O secretário da OEA encerrou a reunião com eloquentes louvores ao ditador Pinochet .. “Recebemos muito bem a derrubada do governo pró-comunista aqui …  Seu governo prestou um grande serviço ao Ocidente depondo Allende, caso contrário o Chile teria seguido Cuba e, então, não haveria mais direitos humanos …”.

A reunião magna serviu também para que o sionista, Nobel da Paz, desse luz verde à “Operação Condor”.

III

Em 13 de abril de 1982, a OEA aprovou, por consenso, uma resolução proposta pela Colômbia, pela qual a organização interamericana oferecia sua “cooperação amigável aos esforços de paz que estão sendo realizados, com o anseio de contribuir para uma resolução pacífica do conflito e que afaste definitivamente o risco de guerra”.

Tratava-se de um ‘carnaval’ diplomático, em que as máscaras cairiam, na medida em que o Tratado Interamericano de Assistência Recíproca, concebido pelos EUA, contando com ajuda da Colômbia para a sua concretização, se firmasse, com a impertinência e o cinismo de uma neutralidade forçada, em um momento em que não poderia haver meias palavras, e que exigia uma única, forte e unânime reação, a rejeição do continente à pretensão absurda do Reino Unido de manter espaços coloniais dentro dos limites da Nossa América.
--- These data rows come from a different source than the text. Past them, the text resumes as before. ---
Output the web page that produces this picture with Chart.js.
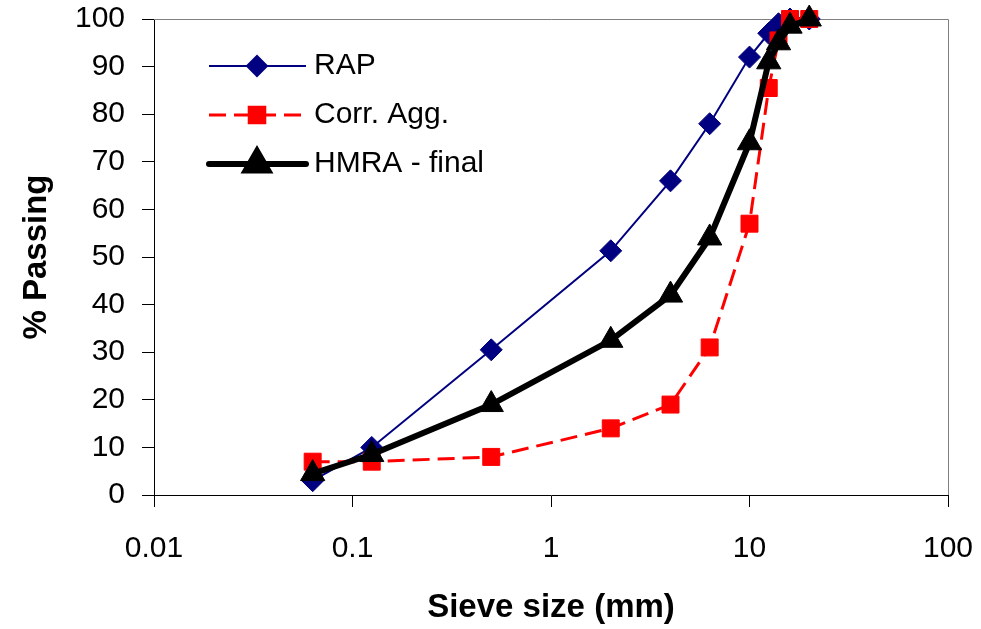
<!DOCTYPE html>
<html>
<head>
<meta charset="utf-8">
<script src="https://cdn.jsdelivr.net/npm/chart.js@4.4.0/dist/chart.umd.min.js"></script>
<style>
  body { margin: 0; background: #fff; }
  #wrap { width: 981px; height: 629px; }
</style>
</head>
<body>
<div id="wrap"><canvas id="gradation" width="981" height="629"></canvas></div>
<script>
// sieve sizes (mm) and % passing
const sieveSizes = [0.063, 0.125, 0.5, 2, 4, 6.3, 10, 12.5, 14, 16, 20];
const rapPassing = [3, 10, 30.5, 51.3, 66, 78, 92, 97, 99, 100, 100];
const corrAggPassing = [7, 7, 8, 14, 19, 31, 57, 85.5, 95.5, 100, 100];
const hmraPassing = [4.5, 8.5, 19, 32.5, 42, 54, 74, 91, 95, 98.5, 100];
const seriesNames = ['RAP', 'Corr. Agg.', 'HMRA - final'];
const xTicks = [0.01, 0.1, 1, 10, 100];
const yMin = 0, yMax = 100, yStep = 10;

const FONT = '"Liberation Sans", Arial, sans-serif';

function toPoints(values) {
    return sieveSizes.map((s, i) => ({ x: s, y: values[i] }));
}

// gray frame on top / right of the plot area (left and bottom are the axes)
const framePlugin = {
    id: 'frame',
    beforeDatasetsDraw(chart) {
        const a = chart.chartArea, ctx = chart.ctx;
        ctx.save();
        ctx.strokeStyle = '#808080';
        ctx.lineWidth = 1;
        ctx.beginPath();
        ctx.moveTo(a.left, a.top + 0.5);
        ctx.lineTo(a.right + 0.5, a.top + 0.5);
        ctx.lineTo(a.right + 0.5, a.bottom);
        ctx.stroke();
        ctx.restore();
    }
};

// legend drawn inside the plot, line sample + marker like excel
const legendPlugin = {
    id: 'insideLegend',
    afterDraw(chart) {
        const ctx = chart.ctx;
        chart.data.datasets.forEach((ds, i) => {
            const y = 66 + i * 49;
            ctx.save();
            ctx.strokeStyle = ds.borderColor;
            ctx.lineWidth = ds.borderWidth;
            ctx.lineCap = ds.borderWidth > 3 ? 'round' : 'butt';
            ctx.setLineDash(ds.borderDash || []);
            ctx.beginPath();
            ctx.moveTo(209, y);
            ctx.lineTo(306, y);
            ctx.stroke();
            ctx.setLineDash([]);
            ctx.fillStyle = ds.pointBackgroundColor;
            ctx.strokeStyle = ds.pointBorderColor;
            Chart.helpers.drawPoint(ctx, {
                pointStyle: ds.pointStyle,
                radius: ds.pointRadius - 1,
                borderWidth: 1,
                rotation: 0
            }, 257, y);
            ctx.fillStyle = '#000';
            ctx.font = '30px ' + FONT;
            ctx.textBaseline = 'middle';
            ctx.fillText(ds.label, 314, y);
            ctx.restore();
        });
    }
};

new Chart(document.getElementById('gradation').getContext('2d'), {
    type: 'line',
    data: {
        datasets: [{
            label: seriesNames[0],
            data: toPoints(rapPassing),
            borderColor: '#000080',
            backgroundColor: '#000080',
            borderWidth: 2,
            pointStyle: 'rectRot',
            pointRadius: 11,
            pointBackgroundColor: '#000080',
            pointBorderColor: '#000080',
            pointBorderWidth: 1,
            order: 3,
            clip: false
        }, {
            label: seriesNames[1],
            data: toPoints(corrAggPassing),
            borderColor: '#ff0000',
            backgroundColor: '#ff0000',
            borderWidth: 3,
            borderDash: [17, 8],
            pointStyle: 'rect',
            pointRadius: 12,
            pointBackgroundColor: '#ff0000',
            pointBorderColor: '#ff0000',
            pointBorderWidth: 1,
            order: 2,
            clip: false
        }, {
            label: seriesNames[2],
            data: toPoints(hmraPassing),
            borderColor: '#000000',
            backgroundColor: '#000000',
            borderWidth: 6,
            pointStyle: 'triangle',
            pointRadius: 14,
            pointBackgroundColor: '#000000',
            pointBorderColor: '#000000',
            pointBorderWidth: 1,
            order: 1,
            clip: false
        }]
    },
    options: {
        responsive: false,
        animation: false,
        layout: { padding: { top: 19, right: 33, left: 0, bottom: 0 } },
        elements: { line: { tension: 0 } },
        plugins: {
            legend: { display: false },
            tooltip: { enabled: false }
        },
        scales: {
            x: {
                type: 'logarithmic',
                min: xTicks[0],
                max: xTicks[xTicks.length - 1],
                afterBuildTicks: s => { s.ticks = xTicks.map(v => ({ value: v })); },
                afterFit: s => { s.height = 134; s.paddingLeft = 0; s.paddingRight = 0; },
                ticks: {
                    autoSkip: false,
                    maxRotation: 0,
                    padding: 24,
                    color: '#000',
                    font: { family: FONT, size: 30 },
                    callback: v => String(v)
                },
                grid: { drawOnChartArea: false, drawTicks: true, tickLength: 12, color: '#000' },
                border: { display: true, color: '#000', width: 1 },
                title: {
                    display: true,
                    text: 'Sieve size (mm)',
                    color: '#000',
                    font: { family: FONT, size: 33, weight: 'bold' },
                    padding: { top: 0, bottom: 1 }
                }
            },
            y: {
                min: yMin,
                max: yMax,
                afterFit: s => { s.width = 154; s.paddingTop = 0; s.paddingBottom = 0; },
                ticks: {
                    stepSize: yStep,
                    padding: 17,
                    color: '#000',
                    font: { family: FONT, size: 30 }
                },
                grid: { drawOnChartArea: false, drawTicks: true, tickLength: 12, color: '#000' },
                border: { display: true, color: '#000', width: 1 },
                title: {
                    display: true,
                    text: '% Passing',
                    color: '#000',
                    font: { family: FONT, size: 33, weight: 'bold' },
                    padding: { top: 17, bottom: 0 }
                }
            }
        }
    },
    plugins: [framePlugin, legendPlugin]
});
</script>
</body>
</html>
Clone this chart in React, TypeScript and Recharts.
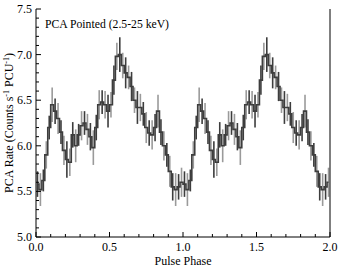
import { ComposedChart, Line, XAxis, YAxis, ErrorBar, Label } from 'recharts';

// one pulse cycle, 50 phase bins (bin centres)
const PHASE = [
  0.01, 0.03, 0.05, 0.07, 0.09, 0.11, 0.13, 0.15, 0.17, 0.19,
  0.21, 0.23, 0.25, 0.27, 0.29, 0.31, 0.33, 0.35, 0.37, 0.39,
  0.41, 0.43, 0.45, 0.47, 0.49, 0.51, 0.53, 0.55, 0.57, 0.59,
  0.61, 0.63, 0.65, 0.67, 0.69, 0.71, 0.73, 0.75, 0.77, 0.79,
  0.81, 0.83, 0.85, 0.87, 0.89, 0.91, 0.93, 0.95, 0.97, 0.99,
];
const RATE = [
  5.58, 5.52, 5.62, 5.9, 6.2, 6.45, 6.38, 6.3, 6.15, 5.95,
  5.85, 5.82, 6.12, 6.0, 6.12, 6.22, 6.25, 6.18, 6.1, 5.98,
  6.2, 6.45, 6.48, 6.45, 6.38, 6.45, 6.72, 6.98, 7.0, 6.88,
  6.8, 6.75, 6.65, 6.5, 6.42, 6.42, 6.35, 6.2, 6.14, 6.12,
  6.2, 6.38, 6.15, 6.0, 5.9, 5.72, 5.55, 5.52, 5.55, 5.6,
];
const ERR = [
  0.14, 0.18, 0.12, 0.15, 0.13, 0.19, 0.14, 0.17, 0.13, 0.16,
  0.2, 0.15, 0.14, 0.18, 0.12, 0.16, 0.13, 0.17, 0.15, 0.19,
  0.14, 0.16, 0.13, 0.15, 0.18, 0.14, 0.16, 0.15, 0.19, 0.14,
  0.17, 0.13, 0.16, 0.14, 0.18, 0.15, 0.13, 0.17, 0.14, 0.16,
  0.15, 0.18, 0.14, 0.16, 0.13, 0.17, 0.15, 0.18, 0.14, 0.16,
];
const CYCLES = [0, 1];

const X_TICKS = [
  0, 0.1, 0.2, 0.3, 0.4, 0.5, 0.6, 0.7, 0.8, 0.9, 1.0,
  1.1, 1.2, 1.3, 1.4, 1.5, 1.6, 1.7, 1.8, 1.9, 2.0,
];
const Y_TICKS = [
  5.0, 5.1, 5.2, 5.3, 5.4, 5.5, 5.6, 5.7, 5.8, 5.9, 6.0, 6.1, 6.2,
  6.3, 6.4, 6.5, 6.6, 6.7, 6.8, 6.9, 7.0, 7.1, 7.2, 7.3, 7.4, 7.5,
];

const data = CYCLES.flatMap((c) =>
  PHASE.map((p, i) => ({
    phase: p + c,
    rate: RATE[i],
    errDark: i % 2 === 0 ? ERR[i] : 0,
    errLight: i % 2 === 1 ? ERR[i] : 0,
  }))
);

const FONT = '"Liberation Serif", "DejaVu Serif", serif';
const DARK = '#3d3d3d';
const LIGHT = '#9a9a9a';

const isMajor = (v: number) => Math.abs(v * 2 - Math.round(v * 2)) < 1e-6;

function BottomTick({ x, y, payload }: any) {
  const v = payload.value;
  const major = isMajor(v);
  return (
    <g>
      <line x1={x} x2={x} y1={y} y2={y - (major ? 5 : 3)} stroke="#000" />
      {major && (
        <text x={x} y={y + 14} textAnchor="middle" fontSize={12} fontFamily={FONT} fill="#000">
          {v.toFixed(1)}
        </text>
      )}
    </g>
  );
}

function TopTick({ x, y, payload }: any) {
  const major = isMajor(payload.value);
  return <line x1={x} x2={x} y1={y} y2={y + (major ? 5 : 3)} stroke="#000" />;
}

function LeftTick({ x, y, payload }: any) {
  const v = payload.value;
  const major = isMajor(v);
  return (
    <g>
      <line x1={x} x2={x + (major ? 5 : 3)} y1={y} y2={y} stroke="#000" />
      {major && (
        <text x={x - 4} y={y + 4} textAnchor="end" fontSize={12} fontFamily={FONT} fill="#000">
          {v.toFixed(1)}
        </text>
      )}
    </g>
  );
}

function RightTick({ x, y, payload }: any) {
  const major = isMajor(payload.value);
  return <line x1={x} x2={x - (major ? 5 : 3)} y1={y} y2={y} stroke="#000" />;
}

function YTitle() {
  return (
    <text
      transform="translate(13, 123) rotate(-90)"
      textAnchor="middle"
      fontSize={12}
      fontFamily={FONT}
      fill="#000"
    >
      PCA Rate (Counts s
      <tspan dy={-4} fontSize={8}>-1</tspan>
      <tspan dy={4}> PCU</tspan>
      <tspan dy={-4} fontSize={8}>-1</tspan>
      <tspan dy={4}>)</tspan>
    </text>
  );
}

export default function App() {
  return (
    <div style={{ position: 'absolute', left: 0, top: 0, width: 342, height: 270 }}>
      <ComposedChart
        width={342}
        height={270}
        data={data}
        margin={{ top: 9, right: 11, bottom: 0, left: 0 }}
      >
        <XAxis
          dataKey="phase"
          type="number"
          domain={[0, 2]}
          ticks={X_TICKS}
          interval={0}
          height={33}
          tickSize={0}
          tickMargin={0}
          tickLine={false}
          axisLine={{ stroke: '#000' }}
          tick={<BottomTick />}
        >
          <Label value="Pulse Phase" position="insideBottom" offset={5} fontSize={12} fontFamily={FONT} fill="#000" />
        </XAxis>
        <XAxis
          xAxisId="top"
          orientation="top"
          dataKey="phase"
          type="number"
          domain={[0, 2]}
          ticks={X_TICKS}
          interval={0}
          height={0}
          tickSize={0}
          tickMargin={0}
          tickLine={false}
          axisLine={{ stroke: '#000' }}
          tick={<TopTick />}
        />
        <YAxis
          type="number"
          domain={[5, 7.5]}
          ticks={Y_TICKS}
          interval={0}
          width={36}
          tickSize={0}
          tickMargin={0}
          tickLine={false}
          axisLine={{ stroke: '#000' }}
          tick={<LeftTick />}
        >
          <Label content={<YTitle />} />
        </YAxis>
        <YAxis
          yAxisId="right"
          orientation="right"
          type="number"
          domain={[5, 7.5]}
          ticks={Y_TICKS}
          interval={0}
          width={1}
          tickSize={0}
          tickMargin={0}
          tickLine={false}
          axisLine={{ stroke: '#000' }}
          tick={<RightTick />}
        />
        <Line
          dataKey="rate"
          type="step"
          stroke="none"
          dot={false}
          isAnimationActive={false}
        >
          <ErrorBar dataKey="errLight" width={0} stroke={LIGHT} strokeWidth={1.6} direction="y" />
        </Line>
        <Line
          dataKey="rate"
          type="step"
          stroke={DARK}
          strokeWidth={1.6}
          dot={false}
          isAnimationActive={false}
        >
          <ErrorBar dataKey="errDark" width={0} stroke={DARK} strokeWidth={1.6} direction="y" />
        </Line>
      </ComposedChart>
      <div
        style={{
          position: 'absolute',
          left: 45,
          top: 18,
          fontFamily: FONT,
          fontSize: 11.7,
          color: '#000',
          lineHeight: '13px',
          whiteSpace: 'nowrap',
        }}
      >
        PCA Pointed (2.5-25 keV)
      </div>
    </div>
  );
}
Mas os ianques não hesitaram em mostrar sua verdadeira face imperialista. O jornal El País, da Espanha, anunciava em seu editorial de 01 de maio de 1982: “A ostensiva tomada de posição dos EUA no conflito do Atlântico Sul, em favor da tese britânica, prometendo apoio logístico a Londres, em caso de guerra, e decretando um boicote generalizado à Argentina, o que se constituiu na internacionalização radical da questão, e a coloca em uma perspectiva preocupante”.

A OEA foi incapaz de manter uma posição coerente com seus próprios instrumentos aprovados. Já são conhecidas as atitudes díspares tomadas pelos governos da região, em especial aqueles que, como a Colômbia, num simulacro de supostas legalidades de sua tradição (como os usados por Santander para sabotar os planos de Bolívar), terminaram apoiando o agressor colonialista.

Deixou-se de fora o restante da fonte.